Offensichtlich ja und es ärgert mich maßlos, dass damit gerade bei diesem Thema kaum starke Frauenstimmen zu vernehmen sind. Die guten Kommentare, wie der von Claus Strunz, kamen bis jetzt nahezu alle von Männern. Dabei bräuchte es gerade in einer Debatte, in der es so sehr um die Empfindungen und die Position der Frau geht, unbedingt mehr starke weibliche Vertreterinnen im öffentlichen Diskurs.
Nie habe ich die Gesellschaft so verunsichert erlebt wie in diesen Tagen.

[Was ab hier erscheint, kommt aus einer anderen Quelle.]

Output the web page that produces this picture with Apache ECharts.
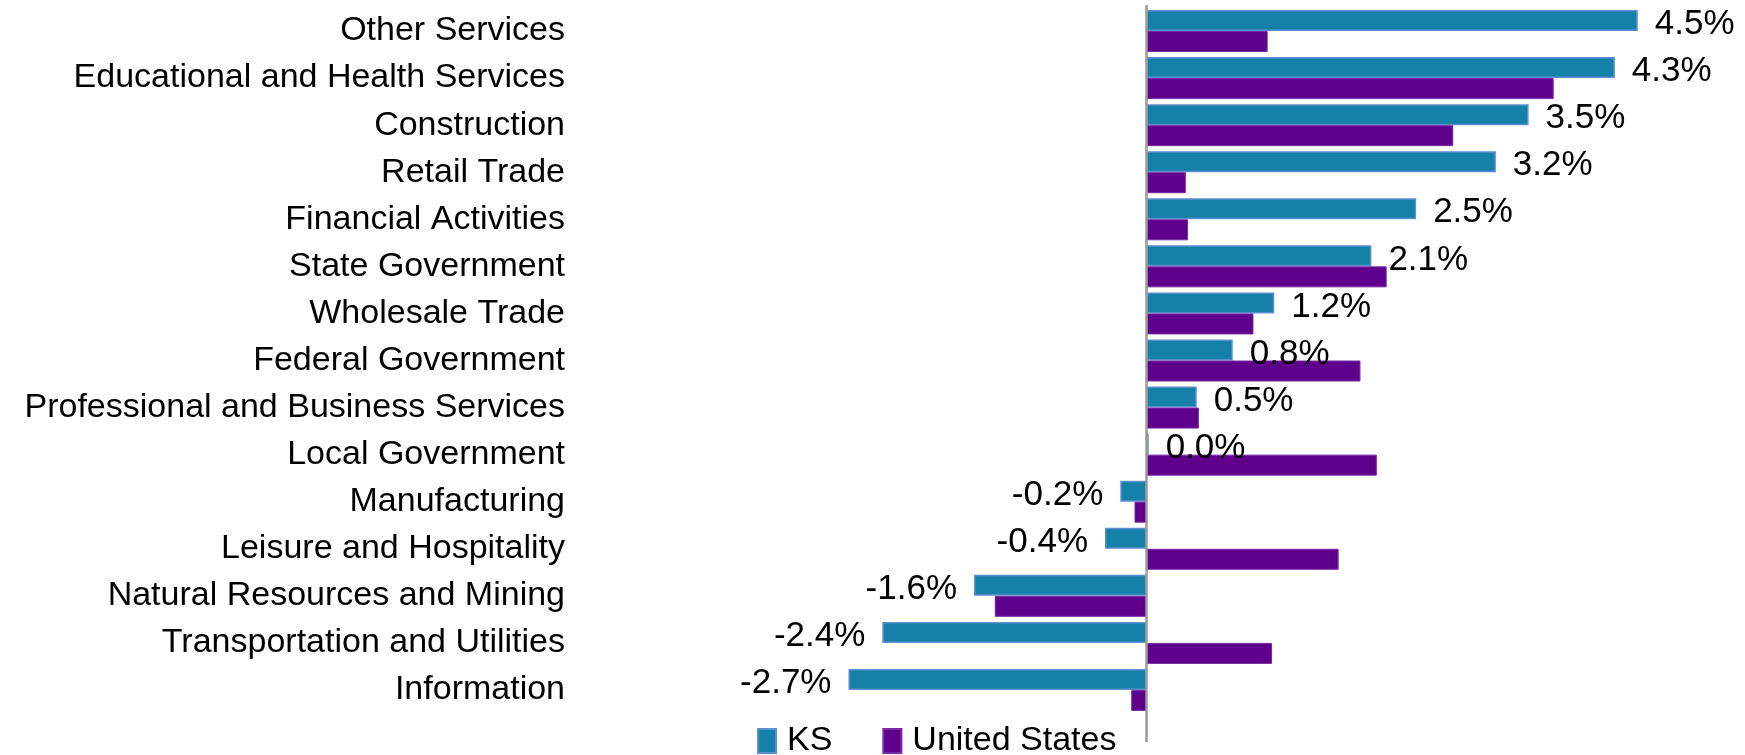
<!DOCTYPE html>
<html>
<head>
<meta charset="utf-8">
<script src="https://cdn.jsdelivr.net/npm/echarts@6/dist/echarts.min.js"></script>
<style>
  html, body { margin: 0; padding: 0; background: #fff; }
  #chart { width: 1745px; height: 755px; }
</style>
</head>
<body>
<div id="chart"></div>
<script>
const categories = [
  'Other Services',
  'Educational and Health Services',
  'Construction',
  'Retail Trade',
  'Financial Activities',
  'State Government',
  'Wholesale Trade',
  'Federal Government',
  'Professional and Business Services',
  'Local Government',
  'Manufacturing',
  'Leisure and Hospitality',
  'Natural Resources and Mining',
  'Transportation and Utilities',
  'Information',
]
const ksValues = [4.5, 4.29, 3.5, 3.2, 2.47, 2.06, 1.17, 0.79, 0.46, 0.02, -0.24, -0.38, -1.58, -2.42, -2.73]
const usValues = [1.11, 3.73, 2.81, 0.36, 0.38, 2.2, 0.98, 1.96, 0.48, 2.11, -0.11, 1.76, -1.39, 1.15, -0.14]
const seriesNames = ['KS', 'United States']

const font = '"Liberation Sans", Arial, sans-serif'

const chartDom = document.getElementById('chart')
const myChart = echarts.init(chartDom)

const option = {
  animation: false,
  textStyle: { fontFamily: font },
  grid: {
    left: 819,
    right: 9,
    top: 7.5,
    bottom: 41.5,
    containLabel: false,
  },
  legend: {
    data: seriesNames,
    left: 757,
    top: 724,
    padding: 0,
    icon: 'rect',
    itemWidth: 18,
    itemHeight: 24,
    itemGap: 50,
    textStyle: {
      fontSize: 34,
      color: '#000',
      fontFamily: font,
      padding: [0, 0, 0, 6],
    },
  },
  xAxis: {
    type: 'value',
    min: -3,
    max: 5.4,
    show: false,
  },
  yAxis: {
    type: 'category',
    data: categories,
    inverse: true,
    axisLine: { show: false, onZero: false },
    axisTick: { show: false },
    splitLine: { show: false },
    axisLabel: {
      margin: 254,
      fontSize: 34,
      color: '#000',
      fontFamily: font,
    },
  },
  series: [
    {
      name: seriesNames[0],
      type: 'bar',
      barWidth: 21,
      barGap: '0%',
      itemStyle: {
        color: '#1580a8',
        borderColor: '#5a8fd0',
        borderWidth: 1.5,
      },
      data: ksValues.map(v => ({
        value: v,
        label: { position: v < 0 ? 'left' : 'right' },
      })),
      label: {
        show: true,
        distance: 17,
        fontSize: 35,
        color: '#000',
        fontFamily: font,
        offset: [0, 4],
        formatter: p => p.value.toFixed(1) + '%',
      },
    },
    {
      name: seriesNames[1],
      type: 'bar',
      barWidth: 21,
      barGap: '0%',
      itemStyle: {
        color: '#5f008c',
        borderColor: '#7a2aa6',
        borderWidth: 1,
      },
      data: usValues,
    },
  ],
}

myChart.setOption(option)

// zero line runs a bit past the last category, down beside the legend
const x0 = myChart.convertToPixel({ xAxisIndex: 0 }, 0)
myChart.setOption({
  graphic: [
    {
      type: 'line',
      shape: { x1: x0, y1: 5, x2: x0, y2: 742 },
      style: { stroke: '#9a9a9a', lineWidth: 2.5 },
      z: 100,
      silent: true,
    },
  ],
})
</script>
</body>
</html>
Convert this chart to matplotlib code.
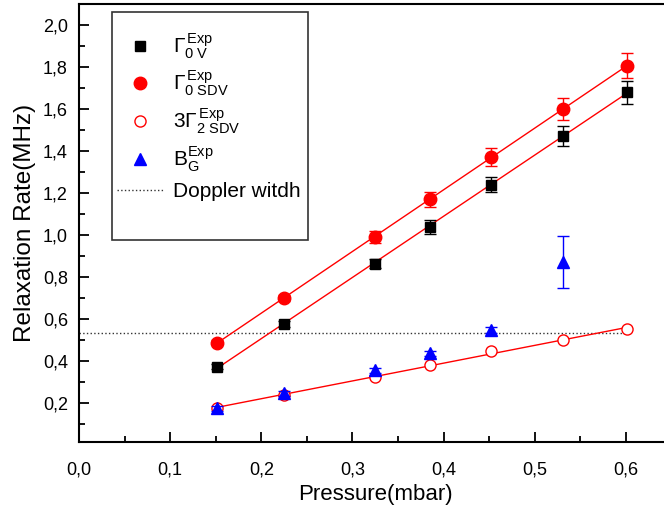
import numpy as np
import matplotlib
matplotlib.use('Agg')
import matplotlib.pyplot as plt
from matplotlib import ticker
from matplotlib.lines import Line2D
from matplotlib.patches import Rectangle

plt.rcParams['font.family'] = ['Liberation Sans', 'DejaVu Sans']
plt.rcParams['mathtext.fontset'] = 'custom'
plt.rcParams['mathtext.rm'] = 'Liberation Sans'
plt.rcParams['mathtext.it'] = 'Liberation Sans:italic'
plt.rcParams['mathtext.bf'] = 'Liberation Sans:bold'

# data
pressure = [0.151, 0.225, 0.325, 0.385, 0.452, 0.531, 0.601]
gamma0v = [0.374, 0.579, 0.865, 1.040, 1.242, 1.473, 1.682]
gamma0v_err = [0.012, 0.015, 0.022, 0.032, 0.037, 0.046, 0.055]
gamma0sdv = [0.488, 0.702, 0.992, 1.171, 1.373, 1.600, 1.808]
gamma0sdv_err = [0.012, 0.016, 0.030, 0.035, 0.044, 0.052, 0.060]
gamma2sdv = [0.179, 0.239, 0.326, 0.380, 0.449, 0.501, 0.553]
gamma2sdv_err = [0.010, 0.010, 0.012, 0.012, 0.012, 0.012, 0.012]
pressure_bg = [0.151, 0.225, 0.325, 0.385, 0.452, 0.531]
bg = [0.176, 0.247, 0.358, 0.438, 0.549, 0.873]
bg_err = [0.012, 0.012, 0.012, 0.012, 0.012, 0.125]
doppler = 0.535

labels = [r'$\Gamma^{\,\mathrm{Exp}}_{\mathrm{0\ V}}$',
          r'$\Gamma^{\,\mathrm{Exp}}_{\mathrm{0\ SDV}}$',
          r'$3\Gamma^{\,\mathrm{Exp}}_{\mathrm{2\ SDV}}$',
          r'$\mathrm{B}^{\mathrm{Exp}}_{\mathrm{G}}$',
          'Doppler witdh']


def comma(v, pos):
    return f'{v:.1f}'.replace('.', ',')


def main():
    fig = plt.figure(figsize=(6.64, 5.11), dpi=100)
    ax = fig.add_axes([0.119, 0.1344, 0.892, 0.857])

    x = np.array(pressure)

    # linear fits
    for ys in (gamma0v, gamma0sdv, gamma2sdv):
        k, b = np.polyfit(x, ys, 1)
        ax.plot([x[0], x[-1]], [k * x[0] + b, k * x[-1] + b], color='red', lw=1, zorder=2)

    ax.errorbar(pressure, gamma0v, yerr=gamma0v_err, fmt='s', color='black', ms=7.5,
                capsize=4, elinewidth=1, zorder=3)
    ax.errorbar(pressure, gamma0sdv, yerr=gamma0sdv_err, fmt='o', color='red', ms=9,
                capsize=4, elinewidth=1, zorder=3)
    ax.errorbar(pressure, gamma2sdv, yerr=gamma2sdv_err, fmt='o', color='red', mfc='white', ms=8,
                capsize=3, elinewidth=1, zorder=3)
    ax.errorbar(pressure_bg, bg, yerr=bg_err, fmt='^', color='blue', ms=9,
                capsize=4, elinewidth=1, zorder=4)
    ax.plot([0, x[-1]], [doppler, doppler], ls=':', color='#333333', lw=1, zorder=1)

    ax.set_xlim(0, 0.65)
    ax.set_ylim(0.014, 2.1)
    ax.xaxis.set_major_locator(ticker.MultipleLocator(0.1))
    ax.xaxis.set_minor_locator(ticker.MultipleLocator(0.05))
    ax.yaxis.set_major_locator(ticker.MultipleLocator(0.2))
    ax.yaxis.set_minor_locator(ticker.MultipleLocator(0.1))
    ax.xaxis.set_major_formatter(ticker.FuncFormatter(comma))
    ax.yaxis.set_major_formatter(ticker.FuncFormatter(comma))
    ax.tick_params(which='both', direction='in', labelsize=13, width=1.3)
    ax.tick_params(which='major', length=7)
    ax.tick_params(which='minor', length=4)
    ax.tick_params(axis='x', which='major', pad=14)
    ax.tick_params(axis='y', which='major', pad=8)
    for s in ax.spines.values():
        s.set_linewidth(1.5)

    ax.set_xlabel('Pressure(mbar)', fontsize=16, labelpad=4)
    ax.set_ylabel('Relaxation Rate(MHz)', fontsize=17.5, labelpad=5)

    # legend frame drawn by hand, entries placed inside it
    ax.add_patch(Rectangle((0.0557, 0.4617), 0.3309, 0.5207, transform=ax.transAxes,
                           fill=True, facecolor='white', edgecolor='#333333', lw=1.2, zorder=5))
    handles = [Line2D([], [], ls='none', marker='s', color='black', ms=7.5),
               Line2D([], [], ls='none', marker='o', color='red', ms=9),
               Line2D([], [], ls='none', marker='o', color='red', mfc='white', ms=8),
               Line2D([], [], ls='none', marker='^', color='blue', ms=9),
               Line2D([], [], ls=':', color='#333333', lw=1)]
    leg = ax.legend(handles, labels, loc='upper left', bbox_to_anchor=(0.0642, 0.939),
                    fontsize=15, frameon=False, labelspacing=0.4, handlelength=2.2,
                    handletextpad=0.47, borderpad=0, borderaxespad=0)
    leg.set_zorder(6)

    fig.savefig('out.png', dpi=100)


if __name__ == '__main__':
    main()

Nie habe ich so viel Ratlosigkeit und Angsthasen-Mentalität in der Politik und in den Medien erlebt. Und dennoch macht man so weiter wie bisher. Das kann und will ich nicht verstehen. So wird die Spaltung der Gesellschaft weiter zunehmen und das Loch in der Mitte wird größer und größer werden. Dabei bräuchte es gerade jetzt unbedingt einen öffentlichen Diskurs, eine Medienvertretung und eine Politik, die dieses Loch füllt. Denn wenn sich die Menschen jetzt zwischen links und rechts entscheiden müssen, dann bin ich mir bei der Stimmung derzeit sicher, dass die meisten sich für rechts entscheiden würden. Die Auswirkungen wären fatal.